I think this is one of my most popular recipes, and it’s certainly one of my favorites. It’s a fabulous oven roasted crab, which only takes about 20 minutes to pull together—after arriving home with a few cracked and cleaned crabs. The crab is roasted in a delicious lemon-orange-shallot sauce which you eat with your fingers.
And you’ll have to lick your fingers—it’s required. Eaten this way, this crab is delicious! The only side needed is a loaf of fresh sourdough bread to mop up a bit of the sauce in the bottom of the pan. For dessert, my daughter shared her Terry’s Chocolate Orange. Simple, quick and what a memorable meal!
NOTE #1: I made my first three batches of this crab in glass 13″x9″ pans. On the fourth batch, I took one pan out of the oven, placed it on a cutting board, stepped away, and the glass dish EXPLODED! Glass EVERYWHERE, including all over the 2 crabs in the dish. The second glass dish, cooked in the same oven, was fine. But because of this potentially dangerous—and obviously very messy—situation, I would caution against using a glass (Pyrex, Anchor Hocking) pan to roast the crab.
NOTE #2: Don’t underestimate how HOT a pan gets in a 450° oven. Be careful, very, very careful when transferring the HOT pans . Use your thickest oven mitts, on both hands, to move this pan. I have had painful burns from not protecting my hands enough, and a burnt hand can really interfere with your enjoyment of a good meal.
I found this recipe on Epicurious.com,
Oven-Roasted Crab with Citrus
INGREDIENTS
For each pair of cracked and cleaned crabs:
- Salt and pepper, to taste
- 1 T. chopped parsley or cilantro
- 1 T. chopped fresh thyme
- ¼ c. butter
- ¼ c. olive oil
- 2 tsp. minced garlic
- 1 minced shallot
- ½ tsp. dried red pepper flakes
- ¼ c. freshly squeezed lemon juice
- ¼ c. freshly squeezed orange juice
- grated peel of 1 lemon
- grated peel of ½ orange
DIRECTIONS
Preheat oven to 500°
- Place pieces of each pair of crabs in a 9 by 13 inch baking dish, sprinkle with salt, pepper, parsley/cilantro, and thyme.
- Melt butter and olive oil in a skillet. Stir in garlic, shallot and red pepper flakes.
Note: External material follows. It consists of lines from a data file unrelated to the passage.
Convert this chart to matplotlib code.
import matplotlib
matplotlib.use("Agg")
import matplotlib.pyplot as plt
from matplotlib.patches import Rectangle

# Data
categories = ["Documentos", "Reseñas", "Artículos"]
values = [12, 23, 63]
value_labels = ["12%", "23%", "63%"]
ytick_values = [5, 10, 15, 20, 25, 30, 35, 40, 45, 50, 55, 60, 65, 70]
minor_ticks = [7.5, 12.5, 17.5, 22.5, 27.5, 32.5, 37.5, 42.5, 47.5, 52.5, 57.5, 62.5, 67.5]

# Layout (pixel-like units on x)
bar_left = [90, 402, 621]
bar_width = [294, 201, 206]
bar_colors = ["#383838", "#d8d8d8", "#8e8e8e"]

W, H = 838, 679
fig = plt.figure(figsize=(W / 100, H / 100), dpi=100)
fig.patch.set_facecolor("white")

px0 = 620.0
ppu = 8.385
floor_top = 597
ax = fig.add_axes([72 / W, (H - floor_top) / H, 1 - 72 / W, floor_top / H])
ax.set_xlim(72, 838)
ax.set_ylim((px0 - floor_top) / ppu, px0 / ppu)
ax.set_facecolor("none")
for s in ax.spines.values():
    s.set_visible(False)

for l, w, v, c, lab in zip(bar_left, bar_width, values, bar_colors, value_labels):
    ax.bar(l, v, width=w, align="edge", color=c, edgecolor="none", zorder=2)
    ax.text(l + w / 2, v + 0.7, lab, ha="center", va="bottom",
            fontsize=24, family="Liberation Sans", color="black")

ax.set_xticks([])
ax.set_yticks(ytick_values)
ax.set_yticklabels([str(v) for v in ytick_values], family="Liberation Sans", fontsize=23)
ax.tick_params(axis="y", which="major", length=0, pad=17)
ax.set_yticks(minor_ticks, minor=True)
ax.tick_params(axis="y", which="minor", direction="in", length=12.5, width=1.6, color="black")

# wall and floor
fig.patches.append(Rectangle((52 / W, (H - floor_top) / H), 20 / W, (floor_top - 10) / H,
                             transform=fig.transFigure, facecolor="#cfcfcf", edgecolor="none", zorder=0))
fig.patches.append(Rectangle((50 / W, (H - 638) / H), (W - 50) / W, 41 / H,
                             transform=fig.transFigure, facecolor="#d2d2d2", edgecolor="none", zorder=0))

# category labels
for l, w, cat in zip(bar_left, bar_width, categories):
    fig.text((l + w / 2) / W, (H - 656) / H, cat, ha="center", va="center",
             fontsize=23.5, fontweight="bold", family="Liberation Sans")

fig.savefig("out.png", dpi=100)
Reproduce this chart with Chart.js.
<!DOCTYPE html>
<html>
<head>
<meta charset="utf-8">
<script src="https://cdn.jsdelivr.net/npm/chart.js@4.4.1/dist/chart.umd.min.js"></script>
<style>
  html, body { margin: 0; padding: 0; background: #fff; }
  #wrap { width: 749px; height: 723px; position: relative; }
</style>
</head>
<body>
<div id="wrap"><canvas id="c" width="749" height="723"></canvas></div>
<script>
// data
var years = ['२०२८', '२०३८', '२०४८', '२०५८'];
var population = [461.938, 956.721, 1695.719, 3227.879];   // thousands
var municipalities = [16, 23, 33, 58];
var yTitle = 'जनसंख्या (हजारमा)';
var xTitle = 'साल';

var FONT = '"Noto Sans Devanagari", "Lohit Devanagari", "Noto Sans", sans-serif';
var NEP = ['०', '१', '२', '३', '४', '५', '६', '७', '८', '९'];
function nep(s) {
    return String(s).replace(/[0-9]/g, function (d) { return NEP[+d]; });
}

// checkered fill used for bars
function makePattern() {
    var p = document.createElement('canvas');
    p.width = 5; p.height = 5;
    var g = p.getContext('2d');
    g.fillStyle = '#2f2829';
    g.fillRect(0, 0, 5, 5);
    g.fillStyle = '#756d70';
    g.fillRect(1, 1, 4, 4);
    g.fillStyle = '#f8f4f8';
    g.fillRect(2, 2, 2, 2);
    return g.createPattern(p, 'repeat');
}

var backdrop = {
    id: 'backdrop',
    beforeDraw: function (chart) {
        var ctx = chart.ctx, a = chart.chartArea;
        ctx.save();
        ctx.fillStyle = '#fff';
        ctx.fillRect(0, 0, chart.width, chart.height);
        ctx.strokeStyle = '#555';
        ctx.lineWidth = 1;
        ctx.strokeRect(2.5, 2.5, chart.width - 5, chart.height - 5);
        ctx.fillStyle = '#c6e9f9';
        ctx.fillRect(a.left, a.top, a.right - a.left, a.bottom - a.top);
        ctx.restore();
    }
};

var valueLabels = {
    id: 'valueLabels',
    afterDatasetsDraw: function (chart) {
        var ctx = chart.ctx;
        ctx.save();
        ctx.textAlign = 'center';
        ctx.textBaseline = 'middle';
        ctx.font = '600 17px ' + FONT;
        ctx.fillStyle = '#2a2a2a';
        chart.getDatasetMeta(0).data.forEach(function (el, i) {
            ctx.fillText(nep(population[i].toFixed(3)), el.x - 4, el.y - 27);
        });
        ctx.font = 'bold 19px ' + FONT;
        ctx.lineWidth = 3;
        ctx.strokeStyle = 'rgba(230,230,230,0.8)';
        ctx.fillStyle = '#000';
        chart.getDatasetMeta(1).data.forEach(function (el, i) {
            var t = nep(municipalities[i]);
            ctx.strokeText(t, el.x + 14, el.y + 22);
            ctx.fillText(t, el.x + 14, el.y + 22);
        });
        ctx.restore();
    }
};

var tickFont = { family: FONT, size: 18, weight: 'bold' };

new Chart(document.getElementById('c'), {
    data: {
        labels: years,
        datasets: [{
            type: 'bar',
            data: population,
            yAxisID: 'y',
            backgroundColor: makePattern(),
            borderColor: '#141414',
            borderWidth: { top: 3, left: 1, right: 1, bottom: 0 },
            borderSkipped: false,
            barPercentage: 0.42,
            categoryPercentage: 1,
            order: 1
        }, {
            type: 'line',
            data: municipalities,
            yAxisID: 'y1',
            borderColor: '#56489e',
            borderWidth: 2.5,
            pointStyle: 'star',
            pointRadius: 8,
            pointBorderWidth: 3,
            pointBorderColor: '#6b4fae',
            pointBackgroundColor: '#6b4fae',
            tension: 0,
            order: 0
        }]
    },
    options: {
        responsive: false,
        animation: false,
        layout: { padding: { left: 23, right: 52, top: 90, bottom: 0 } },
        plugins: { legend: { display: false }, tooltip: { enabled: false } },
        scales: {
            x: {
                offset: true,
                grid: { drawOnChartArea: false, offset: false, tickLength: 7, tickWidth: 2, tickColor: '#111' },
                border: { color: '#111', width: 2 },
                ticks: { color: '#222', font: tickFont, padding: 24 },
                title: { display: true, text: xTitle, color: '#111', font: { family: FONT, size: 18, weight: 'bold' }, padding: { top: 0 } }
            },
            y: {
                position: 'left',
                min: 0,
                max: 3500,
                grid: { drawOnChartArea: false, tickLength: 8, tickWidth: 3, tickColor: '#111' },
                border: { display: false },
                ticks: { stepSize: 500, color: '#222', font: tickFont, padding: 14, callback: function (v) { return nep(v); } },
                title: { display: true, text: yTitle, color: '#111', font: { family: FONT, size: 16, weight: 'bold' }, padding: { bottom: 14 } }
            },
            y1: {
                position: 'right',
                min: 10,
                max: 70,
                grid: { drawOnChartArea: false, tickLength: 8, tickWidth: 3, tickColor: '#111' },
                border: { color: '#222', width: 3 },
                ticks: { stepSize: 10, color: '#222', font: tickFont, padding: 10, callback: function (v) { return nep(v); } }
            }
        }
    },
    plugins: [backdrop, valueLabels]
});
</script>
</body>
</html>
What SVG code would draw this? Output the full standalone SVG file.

Cook for 2 minutes.
- Pour sauce over crabs and place in a hot oven for 6 minutes.
- Stir, shake, turn crab and then return to oven to roast for another 6 minutes.
- Remove crab to a serving platter.
- Pour drippings back into skillet.
- Add ¼ cup fresh orange juice and ¼ cup fresh lemon juice, grated orange and lemon peel. Boil for 5 minutes and then pour sauce over crabs. Serve!
Definitely finger food—must lick fingers 🙂 Have towels available for wiping, and mop up sauce with bits of sourdough bread!
This was a really GOOD day to stop by my kitchen!


Ok so, I go to the grocery store, I see crab on sale. I have all the other ingredients at home, so I think “perfect dinner” next thing I know, I’m having a dinner party for 7. Seven people, six crabs, and seventy oily, garlicy, lemony, orangey fingers. I threw in mozzarella sticks, your famous focaccia, lemon meringue pie and champagne. Mmmmmmm. AWESOME!